Charts and diagrams as code:

+ + + + + + +

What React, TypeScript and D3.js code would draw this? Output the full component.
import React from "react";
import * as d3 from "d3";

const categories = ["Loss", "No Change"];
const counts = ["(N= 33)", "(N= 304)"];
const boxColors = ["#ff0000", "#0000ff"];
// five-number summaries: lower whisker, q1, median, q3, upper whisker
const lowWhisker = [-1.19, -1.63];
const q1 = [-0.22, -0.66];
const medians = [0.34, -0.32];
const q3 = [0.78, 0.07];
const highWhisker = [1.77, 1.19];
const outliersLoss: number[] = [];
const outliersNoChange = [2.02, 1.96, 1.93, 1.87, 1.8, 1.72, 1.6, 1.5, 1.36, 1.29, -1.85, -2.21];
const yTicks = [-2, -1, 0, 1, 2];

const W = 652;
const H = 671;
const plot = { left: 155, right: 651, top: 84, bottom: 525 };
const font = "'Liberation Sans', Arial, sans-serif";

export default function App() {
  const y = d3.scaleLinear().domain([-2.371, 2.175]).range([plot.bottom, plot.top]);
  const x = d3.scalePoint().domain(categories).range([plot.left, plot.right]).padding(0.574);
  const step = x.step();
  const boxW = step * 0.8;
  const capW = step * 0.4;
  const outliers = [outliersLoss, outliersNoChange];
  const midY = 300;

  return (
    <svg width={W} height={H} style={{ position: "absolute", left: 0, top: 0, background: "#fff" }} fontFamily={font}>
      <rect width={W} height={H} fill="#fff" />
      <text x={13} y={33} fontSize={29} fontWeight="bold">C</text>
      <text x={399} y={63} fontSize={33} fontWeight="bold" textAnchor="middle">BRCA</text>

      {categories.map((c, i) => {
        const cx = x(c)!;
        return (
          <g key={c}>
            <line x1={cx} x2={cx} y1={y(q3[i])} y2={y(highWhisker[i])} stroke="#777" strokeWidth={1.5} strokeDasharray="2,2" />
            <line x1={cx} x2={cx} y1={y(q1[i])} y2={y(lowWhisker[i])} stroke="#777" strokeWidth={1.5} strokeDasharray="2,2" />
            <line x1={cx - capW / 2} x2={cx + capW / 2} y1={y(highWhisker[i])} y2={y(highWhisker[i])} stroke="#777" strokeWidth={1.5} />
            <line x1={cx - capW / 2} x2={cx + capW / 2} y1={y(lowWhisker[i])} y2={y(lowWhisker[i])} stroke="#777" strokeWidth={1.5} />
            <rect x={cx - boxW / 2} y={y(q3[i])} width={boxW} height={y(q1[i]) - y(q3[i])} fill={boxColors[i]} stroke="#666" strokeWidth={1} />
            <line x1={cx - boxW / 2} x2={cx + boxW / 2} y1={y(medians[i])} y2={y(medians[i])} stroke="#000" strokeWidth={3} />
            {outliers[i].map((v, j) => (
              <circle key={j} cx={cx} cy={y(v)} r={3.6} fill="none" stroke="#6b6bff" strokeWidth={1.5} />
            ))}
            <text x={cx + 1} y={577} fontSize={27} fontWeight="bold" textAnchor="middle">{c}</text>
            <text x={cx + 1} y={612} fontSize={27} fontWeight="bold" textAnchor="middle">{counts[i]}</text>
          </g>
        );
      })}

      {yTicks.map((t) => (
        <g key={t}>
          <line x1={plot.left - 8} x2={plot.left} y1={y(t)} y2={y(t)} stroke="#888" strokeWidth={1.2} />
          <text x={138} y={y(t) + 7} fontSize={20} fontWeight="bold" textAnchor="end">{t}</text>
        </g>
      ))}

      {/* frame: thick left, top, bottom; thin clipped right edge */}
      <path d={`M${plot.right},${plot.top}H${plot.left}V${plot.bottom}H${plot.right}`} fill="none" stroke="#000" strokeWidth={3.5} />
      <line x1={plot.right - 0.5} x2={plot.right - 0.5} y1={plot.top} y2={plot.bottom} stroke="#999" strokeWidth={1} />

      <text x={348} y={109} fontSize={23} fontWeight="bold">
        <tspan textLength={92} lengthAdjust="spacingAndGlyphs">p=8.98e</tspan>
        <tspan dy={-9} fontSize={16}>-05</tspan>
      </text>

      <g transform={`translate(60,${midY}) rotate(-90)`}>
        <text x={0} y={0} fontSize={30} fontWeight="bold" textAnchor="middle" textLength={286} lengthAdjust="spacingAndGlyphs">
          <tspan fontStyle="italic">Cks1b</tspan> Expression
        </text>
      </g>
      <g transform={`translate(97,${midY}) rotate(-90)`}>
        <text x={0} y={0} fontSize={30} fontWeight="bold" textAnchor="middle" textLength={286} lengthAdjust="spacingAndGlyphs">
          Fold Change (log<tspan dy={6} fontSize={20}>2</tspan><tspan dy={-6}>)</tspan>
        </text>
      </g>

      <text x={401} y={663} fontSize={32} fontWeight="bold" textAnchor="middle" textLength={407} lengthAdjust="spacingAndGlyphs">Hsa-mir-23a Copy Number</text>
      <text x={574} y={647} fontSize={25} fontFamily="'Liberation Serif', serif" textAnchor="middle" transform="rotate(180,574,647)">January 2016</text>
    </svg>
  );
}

+ + + + + + +

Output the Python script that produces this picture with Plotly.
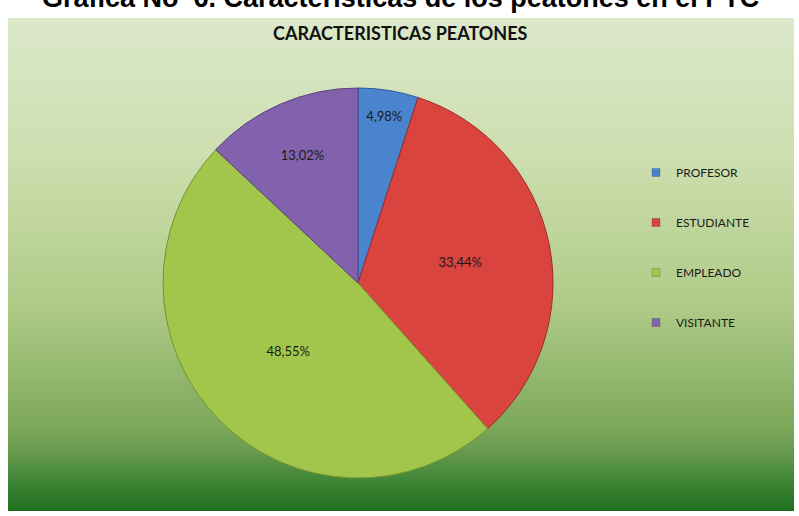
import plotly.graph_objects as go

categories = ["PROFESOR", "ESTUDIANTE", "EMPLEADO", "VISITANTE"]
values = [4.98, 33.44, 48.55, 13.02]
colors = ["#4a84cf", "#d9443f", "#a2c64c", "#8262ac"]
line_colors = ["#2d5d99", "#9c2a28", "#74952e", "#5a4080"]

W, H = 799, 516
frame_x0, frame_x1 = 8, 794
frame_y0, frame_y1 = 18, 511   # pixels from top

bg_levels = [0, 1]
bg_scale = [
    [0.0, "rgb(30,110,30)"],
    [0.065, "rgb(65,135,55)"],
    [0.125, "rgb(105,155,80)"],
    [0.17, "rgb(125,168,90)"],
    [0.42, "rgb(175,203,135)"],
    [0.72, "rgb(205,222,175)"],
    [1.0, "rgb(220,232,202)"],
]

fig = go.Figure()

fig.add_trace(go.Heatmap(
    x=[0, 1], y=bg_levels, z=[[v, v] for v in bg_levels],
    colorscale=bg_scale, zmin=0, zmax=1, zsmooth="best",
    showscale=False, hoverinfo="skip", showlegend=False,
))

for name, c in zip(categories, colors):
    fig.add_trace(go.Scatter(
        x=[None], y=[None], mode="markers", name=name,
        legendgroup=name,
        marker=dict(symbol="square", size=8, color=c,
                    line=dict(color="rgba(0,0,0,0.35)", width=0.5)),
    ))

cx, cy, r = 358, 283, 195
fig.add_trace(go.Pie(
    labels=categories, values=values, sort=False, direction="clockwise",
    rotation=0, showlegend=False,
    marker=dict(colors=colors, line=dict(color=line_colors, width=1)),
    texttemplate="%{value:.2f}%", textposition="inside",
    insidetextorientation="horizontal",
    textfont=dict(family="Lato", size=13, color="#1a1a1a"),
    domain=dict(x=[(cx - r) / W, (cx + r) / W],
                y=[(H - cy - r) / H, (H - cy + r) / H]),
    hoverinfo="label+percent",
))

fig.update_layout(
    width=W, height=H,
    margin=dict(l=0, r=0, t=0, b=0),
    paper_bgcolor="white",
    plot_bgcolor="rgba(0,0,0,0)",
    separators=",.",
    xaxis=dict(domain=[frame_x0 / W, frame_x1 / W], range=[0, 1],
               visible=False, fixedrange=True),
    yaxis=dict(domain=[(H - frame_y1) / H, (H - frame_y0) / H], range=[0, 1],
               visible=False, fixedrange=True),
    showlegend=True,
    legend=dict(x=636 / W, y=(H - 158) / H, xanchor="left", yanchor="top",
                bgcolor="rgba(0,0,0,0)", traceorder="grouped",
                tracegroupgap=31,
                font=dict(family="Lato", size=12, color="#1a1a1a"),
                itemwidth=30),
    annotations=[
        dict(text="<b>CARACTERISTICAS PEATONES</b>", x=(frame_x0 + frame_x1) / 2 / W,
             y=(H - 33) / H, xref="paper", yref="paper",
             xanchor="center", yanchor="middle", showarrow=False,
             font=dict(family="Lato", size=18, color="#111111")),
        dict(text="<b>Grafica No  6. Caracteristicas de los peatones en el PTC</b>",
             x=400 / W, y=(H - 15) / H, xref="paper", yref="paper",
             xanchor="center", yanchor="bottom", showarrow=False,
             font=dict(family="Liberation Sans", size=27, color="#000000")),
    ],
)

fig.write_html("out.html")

+ + + + + + +

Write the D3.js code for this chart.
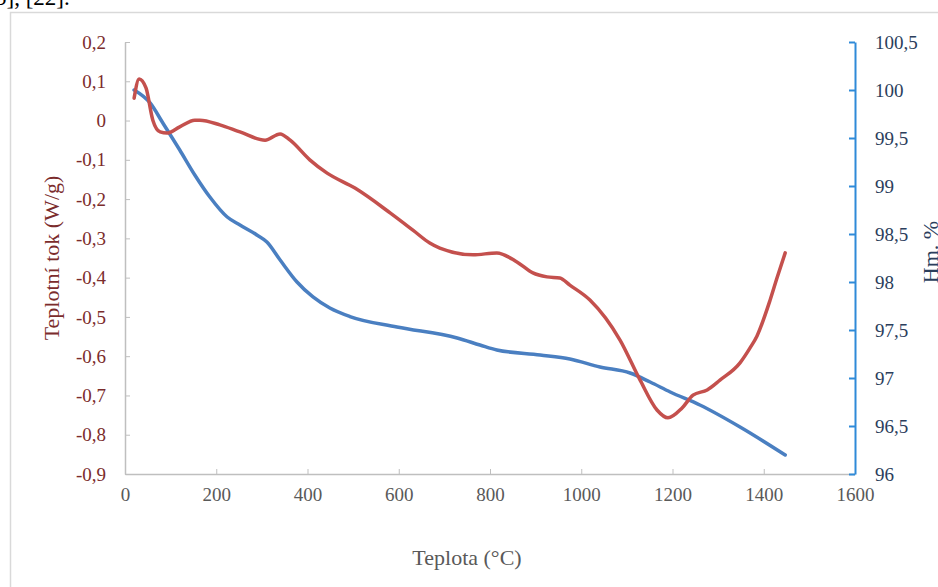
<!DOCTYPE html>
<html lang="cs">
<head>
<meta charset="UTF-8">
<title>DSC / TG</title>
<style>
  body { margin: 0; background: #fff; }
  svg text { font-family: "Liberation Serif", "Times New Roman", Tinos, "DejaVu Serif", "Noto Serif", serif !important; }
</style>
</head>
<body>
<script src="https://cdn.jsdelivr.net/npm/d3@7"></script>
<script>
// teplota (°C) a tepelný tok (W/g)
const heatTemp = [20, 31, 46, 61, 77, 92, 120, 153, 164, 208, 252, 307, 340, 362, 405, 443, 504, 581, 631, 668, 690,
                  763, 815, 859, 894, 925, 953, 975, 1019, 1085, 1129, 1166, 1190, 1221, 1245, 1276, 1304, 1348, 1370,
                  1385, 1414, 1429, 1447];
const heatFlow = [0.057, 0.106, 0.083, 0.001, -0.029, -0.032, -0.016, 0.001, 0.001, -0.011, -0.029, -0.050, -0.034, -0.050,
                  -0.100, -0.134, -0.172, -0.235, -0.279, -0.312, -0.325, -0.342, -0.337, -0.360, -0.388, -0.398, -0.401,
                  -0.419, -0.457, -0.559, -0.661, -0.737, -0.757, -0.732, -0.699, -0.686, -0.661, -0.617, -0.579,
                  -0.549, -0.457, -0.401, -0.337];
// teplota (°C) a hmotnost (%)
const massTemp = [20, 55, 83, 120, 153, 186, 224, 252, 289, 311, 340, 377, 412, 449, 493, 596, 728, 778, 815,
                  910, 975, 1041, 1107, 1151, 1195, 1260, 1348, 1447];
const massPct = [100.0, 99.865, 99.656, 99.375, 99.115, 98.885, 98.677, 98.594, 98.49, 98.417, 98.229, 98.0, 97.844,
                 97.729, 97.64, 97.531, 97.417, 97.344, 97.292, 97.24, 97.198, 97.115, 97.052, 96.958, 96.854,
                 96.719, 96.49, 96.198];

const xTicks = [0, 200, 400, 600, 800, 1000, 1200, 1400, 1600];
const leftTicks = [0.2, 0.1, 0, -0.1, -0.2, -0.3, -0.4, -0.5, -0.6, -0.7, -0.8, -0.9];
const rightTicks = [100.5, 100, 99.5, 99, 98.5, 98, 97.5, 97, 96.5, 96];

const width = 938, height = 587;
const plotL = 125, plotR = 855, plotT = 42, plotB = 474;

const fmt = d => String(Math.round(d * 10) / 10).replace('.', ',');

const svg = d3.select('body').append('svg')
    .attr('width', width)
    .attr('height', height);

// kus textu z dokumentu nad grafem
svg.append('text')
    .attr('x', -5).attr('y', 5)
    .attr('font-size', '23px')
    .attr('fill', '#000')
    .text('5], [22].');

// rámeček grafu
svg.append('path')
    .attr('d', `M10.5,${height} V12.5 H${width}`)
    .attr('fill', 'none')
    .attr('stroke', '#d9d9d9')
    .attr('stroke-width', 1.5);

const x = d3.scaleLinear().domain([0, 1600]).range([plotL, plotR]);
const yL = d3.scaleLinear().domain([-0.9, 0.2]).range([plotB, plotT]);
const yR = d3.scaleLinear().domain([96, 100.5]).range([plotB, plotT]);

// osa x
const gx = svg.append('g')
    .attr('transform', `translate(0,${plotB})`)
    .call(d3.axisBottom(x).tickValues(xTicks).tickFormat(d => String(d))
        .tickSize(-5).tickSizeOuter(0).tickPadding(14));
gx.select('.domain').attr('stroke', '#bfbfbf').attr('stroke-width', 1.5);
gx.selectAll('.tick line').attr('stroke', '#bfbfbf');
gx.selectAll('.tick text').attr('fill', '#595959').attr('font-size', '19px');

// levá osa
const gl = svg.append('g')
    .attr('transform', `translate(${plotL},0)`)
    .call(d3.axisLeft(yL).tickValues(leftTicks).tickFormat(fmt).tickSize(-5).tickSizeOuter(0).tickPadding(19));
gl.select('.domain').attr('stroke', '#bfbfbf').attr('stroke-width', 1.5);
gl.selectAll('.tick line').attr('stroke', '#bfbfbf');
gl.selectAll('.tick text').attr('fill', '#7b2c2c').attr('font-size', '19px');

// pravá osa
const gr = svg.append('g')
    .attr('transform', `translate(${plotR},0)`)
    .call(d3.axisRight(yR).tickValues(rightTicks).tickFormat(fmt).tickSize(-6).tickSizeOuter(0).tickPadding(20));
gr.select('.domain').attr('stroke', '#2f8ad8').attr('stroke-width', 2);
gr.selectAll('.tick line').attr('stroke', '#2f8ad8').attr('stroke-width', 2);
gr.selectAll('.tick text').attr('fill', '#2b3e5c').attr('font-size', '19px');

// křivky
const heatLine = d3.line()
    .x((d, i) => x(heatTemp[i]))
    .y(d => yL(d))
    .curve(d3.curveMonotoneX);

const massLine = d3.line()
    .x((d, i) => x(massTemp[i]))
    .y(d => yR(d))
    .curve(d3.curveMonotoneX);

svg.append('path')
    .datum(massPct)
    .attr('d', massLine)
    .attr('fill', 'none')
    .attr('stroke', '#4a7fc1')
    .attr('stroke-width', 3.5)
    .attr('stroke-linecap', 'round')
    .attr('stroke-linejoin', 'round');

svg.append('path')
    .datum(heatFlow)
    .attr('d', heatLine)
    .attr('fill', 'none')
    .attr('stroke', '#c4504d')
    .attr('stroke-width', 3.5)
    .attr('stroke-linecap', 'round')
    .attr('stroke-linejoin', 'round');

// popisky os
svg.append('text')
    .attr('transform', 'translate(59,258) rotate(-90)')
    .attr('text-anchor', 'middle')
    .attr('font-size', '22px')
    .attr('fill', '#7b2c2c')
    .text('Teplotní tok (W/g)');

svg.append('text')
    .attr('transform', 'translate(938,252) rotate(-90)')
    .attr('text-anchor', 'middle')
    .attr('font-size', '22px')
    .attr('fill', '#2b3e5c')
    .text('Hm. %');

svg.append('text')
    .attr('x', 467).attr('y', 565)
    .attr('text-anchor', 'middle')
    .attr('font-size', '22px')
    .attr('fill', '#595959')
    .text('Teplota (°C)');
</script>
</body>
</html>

+ + + + + + +

● **Direction**
Skip all pictures. Output only the lines from the one containing "Output the Python" to the one containing "import plotly.graph_objects as go", both lines included.

● **Written answer**
Output the Python script that produces this picture with Plotly.
import plotly.graph_objects as go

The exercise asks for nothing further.